The last digit from each of the six advancing players' numbers are displayed at the end of the show. Any home viewers who can form their own telephone number from these digits (in any order as always mentioned by Simon & Phillip) may call in for a chance to appear on the next episode.

===Round 2 – Looking After Number One===
The six qualifying contestants retain their numbers from the first round. The host asks a series of toss-up questions on the buzzer, each of which can be answered with the number of a contestant still in play at the time. If a contestant responds correctly with an opponent's number, that opponent is eliminated; a contestant who responds correctly with his/her own number remains in the game. An incorrect response eliminates the contestant who gave it, regardless of the number. If no one buzzes in on a question, the contestant with the correct number is eliminated. The last remaining contestant advances to the Wonderwall round for a chance to win a trip, whilst the last contestant eliminated from the game wins a holiday in the Countryside.

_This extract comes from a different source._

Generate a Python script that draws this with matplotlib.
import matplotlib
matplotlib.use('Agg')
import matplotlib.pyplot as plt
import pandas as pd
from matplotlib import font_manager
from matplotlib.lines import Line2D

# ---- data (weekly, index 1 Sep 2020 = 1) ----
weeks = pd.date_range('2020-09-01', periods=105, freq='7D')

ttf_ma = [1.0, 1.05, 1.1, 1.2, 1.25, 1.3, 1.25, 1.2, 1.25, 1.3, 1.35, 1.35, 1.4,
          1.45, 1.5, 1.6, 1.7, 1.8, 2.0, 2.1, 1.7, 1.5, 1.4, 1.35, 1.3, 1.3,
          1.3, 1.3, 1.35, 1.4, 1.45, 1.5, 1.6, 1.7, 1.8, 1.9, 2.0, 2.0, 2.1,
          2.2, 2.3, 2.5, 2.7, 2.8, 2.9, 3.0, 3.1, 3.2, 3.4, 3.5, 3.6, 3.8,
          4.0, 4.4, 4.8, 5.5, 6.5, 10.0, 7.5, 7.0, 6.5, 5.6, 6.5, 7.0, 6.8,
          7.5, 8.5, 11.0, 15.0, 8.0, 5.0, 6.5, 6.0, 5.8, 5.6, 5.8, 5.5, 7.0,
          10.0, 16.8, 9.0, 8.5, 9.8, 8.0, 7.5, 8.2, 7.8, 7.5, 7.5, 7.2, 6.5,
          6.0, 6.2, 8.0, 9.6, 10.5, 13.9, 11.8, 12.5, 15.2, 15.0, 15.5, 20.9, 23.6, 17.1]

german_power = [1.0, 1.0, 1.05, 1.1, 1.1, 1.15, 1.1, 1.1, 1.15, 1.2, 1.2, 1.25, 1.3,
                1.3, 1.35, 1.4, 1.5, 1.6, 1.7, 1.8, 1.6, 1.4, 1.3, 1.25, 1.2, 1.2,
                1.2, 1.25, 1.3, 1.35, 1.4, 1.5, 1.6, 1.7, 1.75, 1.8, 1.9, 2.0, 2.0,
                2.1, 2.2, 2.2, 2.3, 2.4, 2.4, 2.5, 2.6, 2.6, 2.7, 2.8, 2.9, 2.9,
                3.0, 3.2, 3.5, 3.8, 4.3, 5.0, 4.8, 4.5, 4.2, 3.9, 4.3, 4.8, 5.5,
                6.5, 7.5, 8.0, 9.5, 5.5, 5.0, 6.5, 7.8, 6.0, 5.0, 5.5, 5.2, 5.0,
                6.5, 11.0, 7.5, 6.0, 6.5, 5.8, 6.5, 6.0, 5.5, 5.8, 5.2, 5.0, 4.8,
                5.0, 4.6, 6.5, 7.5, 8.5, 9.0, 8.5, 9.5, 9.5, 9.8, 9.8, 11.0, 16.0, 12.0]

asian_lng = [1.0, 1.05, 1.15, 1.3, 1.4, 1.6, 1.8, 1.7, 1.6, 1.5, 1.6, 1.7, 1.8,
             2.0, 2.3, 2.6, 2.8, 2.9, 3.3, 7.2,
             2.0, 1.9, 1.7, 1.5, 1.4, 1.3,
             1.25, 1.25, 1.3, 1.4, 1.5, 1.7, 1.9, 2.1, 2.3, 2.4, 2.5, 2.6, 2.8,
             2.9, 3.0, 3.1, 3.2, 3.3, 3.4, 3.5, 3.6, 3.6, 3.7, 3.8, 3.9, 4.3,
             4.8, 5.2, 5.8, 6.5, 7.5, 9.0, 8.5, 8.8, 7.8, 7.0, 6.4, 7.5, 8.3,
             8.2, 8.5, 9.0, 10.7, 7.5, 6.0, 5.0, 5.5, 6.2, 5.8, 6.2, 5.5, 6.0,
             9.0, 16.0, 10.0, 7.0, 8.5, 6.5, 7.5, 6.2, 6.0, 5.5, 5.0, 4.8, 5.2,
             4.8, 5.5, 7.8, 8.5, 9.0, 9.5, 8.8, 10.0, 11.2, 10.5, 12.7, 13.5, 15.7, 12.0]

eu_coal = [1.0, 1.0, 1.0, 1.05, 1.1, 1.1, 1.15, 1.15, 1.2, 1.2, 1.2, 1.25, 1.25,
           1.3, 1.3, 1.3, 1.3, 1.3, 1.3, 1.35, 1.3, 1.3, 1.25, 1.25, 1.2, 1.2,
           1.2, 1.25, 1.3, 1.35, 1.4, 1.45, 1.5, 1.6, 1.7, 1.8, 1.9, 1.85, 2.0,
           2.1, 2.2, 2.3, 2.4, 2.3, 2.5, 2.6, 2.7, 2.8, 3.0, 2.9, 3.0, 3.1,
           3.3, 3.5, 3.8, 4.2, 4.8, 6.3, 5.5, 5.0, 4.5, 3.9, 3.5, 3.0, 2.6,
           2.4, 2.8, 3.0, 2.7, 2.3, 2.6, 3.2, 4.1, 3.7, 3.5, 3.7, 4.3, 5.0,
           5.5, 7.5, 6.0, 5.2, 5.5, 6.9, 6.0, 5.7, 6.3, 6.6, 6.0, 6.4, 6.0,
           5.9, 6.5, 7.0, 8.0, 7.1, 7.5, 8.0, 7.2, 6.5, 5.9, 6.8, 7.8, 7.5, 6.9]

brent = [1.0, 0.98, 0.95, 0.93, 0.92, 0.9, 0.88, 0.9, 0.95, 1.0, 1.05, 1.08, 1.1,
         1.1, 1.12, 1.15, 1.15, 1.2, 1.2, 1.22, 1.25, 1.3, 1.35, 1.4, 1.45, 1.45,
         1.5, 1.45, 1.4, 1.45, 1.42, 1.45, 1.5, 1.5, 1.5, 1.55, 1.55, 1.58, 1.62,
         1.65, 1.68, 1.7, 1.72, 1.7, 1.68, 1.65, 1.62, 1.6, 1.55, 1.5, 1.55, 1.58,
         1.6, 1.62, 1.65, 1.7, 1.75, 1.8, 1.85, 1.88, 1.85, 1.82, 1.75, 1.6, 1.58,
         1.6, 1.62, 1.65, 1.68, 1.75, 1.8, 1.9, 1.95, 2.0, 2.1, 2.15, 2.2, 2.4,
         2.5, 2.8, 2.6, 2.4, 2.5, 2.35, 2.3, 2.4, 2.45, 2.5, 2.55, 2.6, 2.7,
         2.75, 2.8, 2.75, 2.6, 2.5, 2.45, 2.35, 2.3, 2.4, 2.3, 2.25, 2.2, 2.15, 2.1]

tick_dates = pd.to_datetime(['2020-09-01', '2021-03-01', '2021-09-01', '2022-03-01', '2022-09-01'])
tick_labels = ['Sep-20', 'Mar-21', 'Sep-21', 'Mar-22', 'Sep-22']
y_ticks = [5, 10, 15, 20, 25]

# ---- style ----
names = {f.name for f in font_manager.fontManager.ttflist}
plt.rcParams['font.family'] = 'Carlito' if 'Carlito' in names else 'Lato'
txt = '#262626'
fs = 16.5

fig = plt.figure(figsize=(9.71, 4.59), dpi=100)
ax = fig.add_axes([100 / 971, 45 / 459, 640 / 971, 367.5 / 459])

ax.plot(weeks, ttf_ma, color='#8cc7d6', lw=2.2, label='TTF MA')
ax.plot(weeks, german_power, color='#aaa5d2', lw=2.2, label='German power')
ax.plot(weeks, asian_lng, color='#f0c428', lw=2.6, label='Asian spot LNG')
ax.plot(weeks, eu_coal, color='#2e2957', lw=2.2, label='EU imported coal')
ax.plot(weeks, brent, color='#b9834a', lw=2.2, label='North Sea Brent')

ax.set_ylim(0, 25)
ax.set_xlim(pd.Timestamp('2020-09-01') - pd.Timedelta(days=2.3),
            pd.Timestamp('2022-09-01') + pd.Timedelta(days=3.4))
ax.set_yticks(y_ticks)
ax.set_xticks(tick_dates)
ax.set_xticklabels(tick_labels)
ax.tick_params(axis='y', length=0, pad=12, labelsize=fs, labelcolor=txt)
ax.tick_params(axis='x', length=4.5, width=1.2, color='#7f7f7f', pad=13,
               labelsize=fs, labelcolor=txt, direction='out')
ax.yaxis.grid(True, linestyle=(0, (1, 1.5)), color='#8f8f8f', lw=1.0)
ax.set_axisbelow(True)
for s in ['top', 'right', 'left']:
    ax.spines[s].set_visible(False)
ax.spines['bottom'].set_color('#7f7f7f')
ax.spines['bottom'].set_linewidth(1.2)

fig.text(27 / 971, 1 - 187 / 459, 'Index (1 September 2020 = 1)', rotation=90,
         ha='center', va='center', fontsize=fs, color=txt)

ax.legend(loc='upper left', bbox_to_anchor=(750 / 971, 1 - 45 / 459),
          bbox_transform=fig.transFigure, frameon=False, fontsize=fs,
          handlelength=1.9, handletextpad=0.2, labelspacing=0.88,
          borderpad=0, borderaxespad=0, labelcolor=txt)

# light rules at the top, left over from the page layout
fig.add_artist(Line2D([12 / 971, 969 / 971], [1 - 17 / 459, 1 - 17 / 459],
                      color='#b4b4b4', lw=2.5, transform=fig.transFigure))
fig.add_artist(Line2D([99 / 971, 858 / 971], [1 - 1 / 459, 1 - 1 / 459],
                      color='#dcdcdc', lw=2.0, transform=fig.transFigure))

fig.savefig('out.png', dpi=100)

===Final Round – The Wonderwall===
The champion faces a set of three projection screens on which 49 answers are displayed, numbered 1 to 49, and has three minutes to answer as many questions as possible. The host gives the champion 15 seconds to study the answers, after which the questions begin and the clock starts to run. The champion must respond by giving both an answer and its number. The correct answer is then removed from the board, regardless of whether the contestant gave it or not. No penalties were given for incorrect answers.

Twice during the round, the champion may take a "pit stop" by pressing a handheld button. Doing so freezes the clock for 15 seconds, during which the champion may look over the answers again, however, he/she may not respond to the current question until the pit stop has ended.

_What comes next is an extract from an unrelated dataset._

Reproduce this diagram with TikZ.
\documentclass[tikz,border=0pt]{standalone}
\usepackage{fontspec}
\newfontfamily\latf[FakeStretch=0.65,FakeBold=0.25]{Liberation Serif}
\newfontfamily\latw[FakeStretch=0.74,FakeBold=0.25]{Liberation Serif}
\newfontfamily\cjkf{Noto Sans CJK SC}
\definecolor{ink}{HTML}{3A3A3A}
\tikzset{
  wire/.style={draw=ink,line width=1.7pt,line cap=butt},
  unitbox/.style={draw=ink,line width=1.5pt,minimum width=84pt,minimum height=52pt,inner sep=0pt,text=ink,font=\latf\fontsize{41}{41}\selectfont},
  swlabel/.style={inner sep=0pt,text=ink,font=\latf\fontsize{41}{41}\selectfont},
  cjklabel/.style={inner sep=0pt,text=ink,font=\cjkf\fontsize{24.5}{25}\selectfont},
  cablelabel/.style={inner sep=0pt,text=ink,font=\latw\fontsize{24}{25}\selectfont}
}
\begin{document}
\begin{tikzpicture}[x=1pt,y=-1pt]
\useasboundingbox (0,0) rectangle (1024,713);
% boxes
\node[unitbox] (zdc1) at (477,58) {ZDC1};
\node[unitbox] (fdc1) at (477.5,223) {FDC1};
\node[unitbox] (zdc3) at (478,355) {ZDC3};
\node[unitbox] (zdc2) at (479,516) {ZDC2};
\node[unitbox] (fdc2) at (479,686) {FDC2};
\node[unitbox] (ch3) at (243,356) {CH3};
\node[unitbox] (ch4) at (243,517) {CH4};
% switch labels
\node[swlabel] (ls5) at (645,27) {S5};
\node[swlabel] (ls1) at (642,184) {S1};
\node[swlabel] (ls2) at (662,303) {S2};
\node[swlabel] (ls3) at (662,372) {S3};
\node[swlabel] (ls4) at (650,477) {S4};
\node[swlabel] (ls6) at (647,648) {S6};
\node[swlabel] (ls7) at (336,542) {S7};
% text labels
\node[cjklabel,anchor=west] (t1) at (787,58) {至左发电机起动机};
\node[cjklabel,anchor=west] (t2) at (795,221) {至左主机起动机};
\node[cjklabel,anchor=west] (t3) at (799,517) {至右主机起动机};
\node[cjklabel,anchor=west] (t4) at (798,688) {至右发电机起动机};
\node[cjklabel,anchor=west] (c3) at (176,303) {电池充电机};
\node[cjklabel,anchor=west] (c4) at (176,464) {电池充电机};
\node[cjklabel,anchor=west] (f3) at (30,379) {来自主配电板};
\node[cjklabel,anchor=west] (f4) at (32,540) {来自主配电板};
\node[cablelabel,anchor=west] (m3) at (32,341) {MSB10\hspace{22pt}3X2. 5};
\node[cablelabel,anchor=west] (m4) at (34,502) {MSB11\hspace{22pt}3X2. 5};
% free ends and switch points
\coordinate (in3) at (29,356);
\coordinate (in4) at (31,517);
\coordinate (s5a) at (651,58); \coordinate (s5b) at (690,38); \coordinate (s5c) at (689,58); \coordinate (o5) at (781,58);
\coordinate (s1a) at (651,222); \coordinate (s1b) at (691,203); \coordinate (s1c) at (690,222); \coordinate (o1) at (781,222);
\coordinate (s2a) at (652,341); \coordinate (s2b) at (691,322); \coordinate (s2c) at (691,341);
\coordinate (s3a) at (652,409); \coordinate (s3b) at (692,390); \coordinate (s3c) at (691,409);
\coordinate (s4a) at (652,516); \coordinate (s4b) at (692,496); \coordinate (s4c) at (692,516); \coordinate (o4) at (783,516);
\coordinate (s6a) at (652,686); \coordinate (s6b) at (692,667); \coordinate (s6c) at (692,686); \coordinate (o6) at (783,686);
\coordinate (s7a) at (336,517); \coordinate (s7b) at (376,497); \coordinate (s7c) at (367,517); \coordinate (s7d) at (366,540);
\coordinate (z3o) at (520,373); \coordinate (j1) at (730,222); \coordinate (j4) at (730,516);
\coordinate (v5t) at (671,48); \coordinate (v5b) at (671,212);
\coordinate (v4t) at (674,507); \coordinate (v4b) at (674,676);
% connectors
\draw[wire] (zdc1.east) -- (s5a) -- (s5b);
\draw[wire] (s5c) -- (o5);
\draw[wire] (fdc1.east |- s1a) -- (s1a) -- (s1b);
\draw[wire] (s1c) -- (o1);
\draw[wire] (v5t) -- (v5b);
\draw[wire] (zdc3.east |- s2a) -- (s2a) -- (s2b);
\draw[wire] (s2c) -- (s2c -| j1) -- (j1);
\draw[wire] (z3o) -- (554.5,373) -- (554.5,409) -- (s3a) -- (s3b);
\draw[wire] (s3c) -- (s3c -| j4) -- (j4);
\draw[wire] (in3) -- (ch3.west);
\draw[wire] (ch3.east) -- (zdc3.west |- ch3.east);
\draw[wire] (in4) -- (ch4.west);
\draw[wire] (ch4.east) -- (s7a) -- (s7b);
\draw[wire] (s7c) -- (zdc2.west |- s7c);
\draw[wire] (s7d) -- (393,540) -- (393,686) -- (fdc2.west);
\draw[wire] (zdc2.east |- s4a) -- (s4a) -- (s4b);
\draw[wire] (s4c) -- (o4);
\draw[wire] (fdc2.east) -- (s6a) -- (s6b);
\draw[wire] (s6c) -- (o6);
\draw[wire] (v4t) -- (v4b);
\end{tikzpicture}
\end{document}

The champion wins a trip whose destination depends on the number of correct answers given, as shown in the table below. During Schofield's first series as host, the champion then played the Wonderwall again (on the same day as the Wednesday Lotto draw), but with no pit stops, each correct answer awarded £200 with a bonus of £1,000 for getting all 20, for a potential maximum of £5,000. Afterwards, they were then also given the right to start the midweek lottery draws.

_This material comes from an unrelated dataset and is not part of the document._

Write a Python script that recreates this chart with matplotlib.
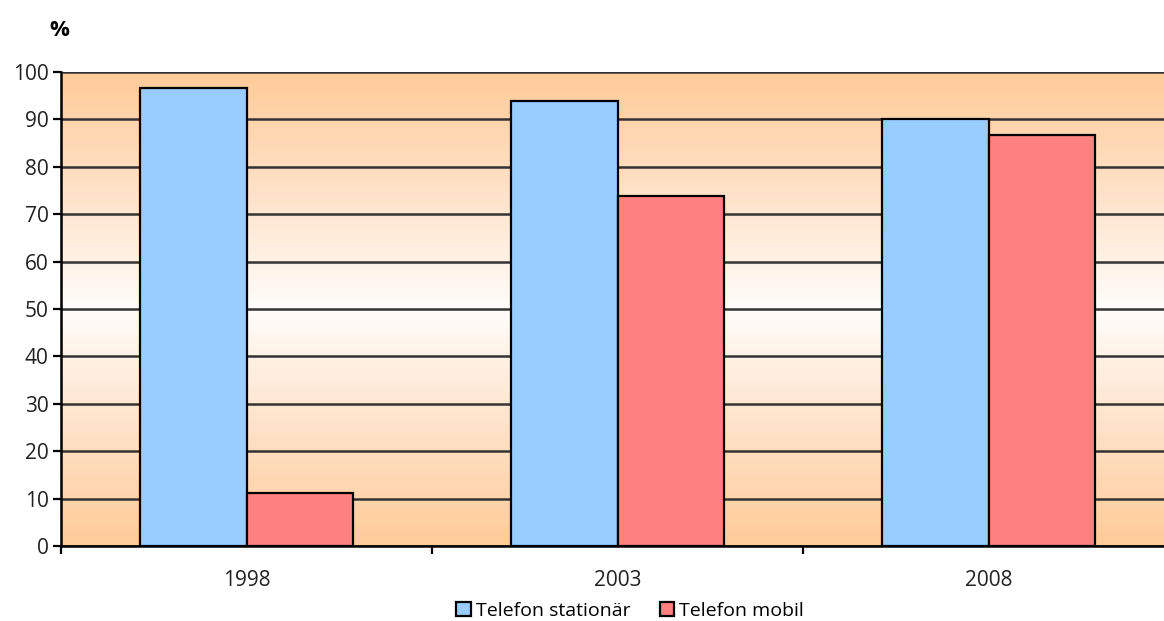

The prize for giving only one correct answer was a stay at a bed-and-breakfast near the Gravelly Hill Interchange, popularly referred to as "Spaghetti Junction."

During Simon Mayo's tenure as host, the runner-up in round 2 started the Thunderball draw and the Wonderwall winner started the main Lottery draw. When Schofield took over as host from series three, the Thunderball draw moved to being before round 2, with Schofield himself starting the draw, and the Lottery and Lottery Extra draws took place before the Wonderwall; in the third and fourth series, the runner-up contestant started both the Lottery and Lottery Extra draws, but from the fifth series onwards all draws in the show were started by Schofield.

| Correct answers | Vacation |  | Cash prize |
|---|---|---|---|
| 20 | Around the World |  | £5,000 |
| 19 | Australia |  | £3,800 |
| 18 | Barbados |  | £3,600 |
| 17 | Hawaii |  | £3,400 |
| 16 | Texas | Florida | £3,200 |
| 15 | Zimbabwe | African Safari | £3,000 |
| 14 | Caribbean Cruise |  | £2,800 |
| 13 | Mauritius |  | £2,600 |
| 12 | Las Vegas | USA | £2,400 |
| 11 | Hong Kong | Dubai | £2,200 |
| 10 | New York |  | £2,000 |
| 9 | Italy |  | £1,800 |
| 8 | Majorca |  | £1,600 |
| 7 | Monte Carlo |  | £1,400 |
| 6 | Paris |  | £1,200 |
| 5 | Amsterdam |  | £1,000 |
| 4 | Ireland |  | £800 |
| 3 | Scottish Castle |  | £600 |
| 2 | London |  | £400 |
| 1 | Spaghetti Junction |  | £200 |

==Transmissions==

| Series | Start date | End date | Episodes | Presenter |
| 1 | 12 June 1999 | 4 September 1999 | 13 | Simon Mayo |
| 2 | 15 April 2000 | 22 July 2000 | 13 |
| 3 | 9 June 2001 | 24 November 2001 | 44 | Phillip Schofield |
| 13 June 2001 | 28 November 2001 |
| 4 | 3 August 2002 | 2 November 2002 | 14 |
| 5 | 19 July 2003 | 18 October 2003 | 13 |
| 6 | 11 September 2004 | 16 October 2004 | 6 |

==Winning Lines - Midweek Draws==
During the third series in 2001, the winner of each edition of Saturday's show had to return on Wednesday to play the Wonderwall again for a chance to win some spending money to take on their holidays. Each correct answer was worth £200, with twenty correct answers earning them a bonus £1,000, to make a total of £5,000. The only sting of the round was that there were no "pitstops". During its one series run, only one contestant managed to answer all 20 questions correctly to win the top prize of £5,000.

==International versions==

| Country | Title | Broadcaster | Presenter | Premiere | Finale |
|---|---|---|---|---|---|
| France | Le Numéro gagnant | France 2 | Nagui | 23 December 2001 | 18 December 2002 |
| Portugal | Linha Da Sorte | SIC | Carlos Cruz | 2002 | 2003 |
| Turkey | Kazandıran Numaralar | TRT | Cem Ceminay | 2001 | 2001 |
| United States | Winning Lines | CBS | Dick Clark | 8 January 2000 | 18 February 2000 |

In Italy, between 2000 and 2001, the end-game "The Wonderwall" was played as a segment of Domenica in on Rai Uno and presented by Carlo Conti.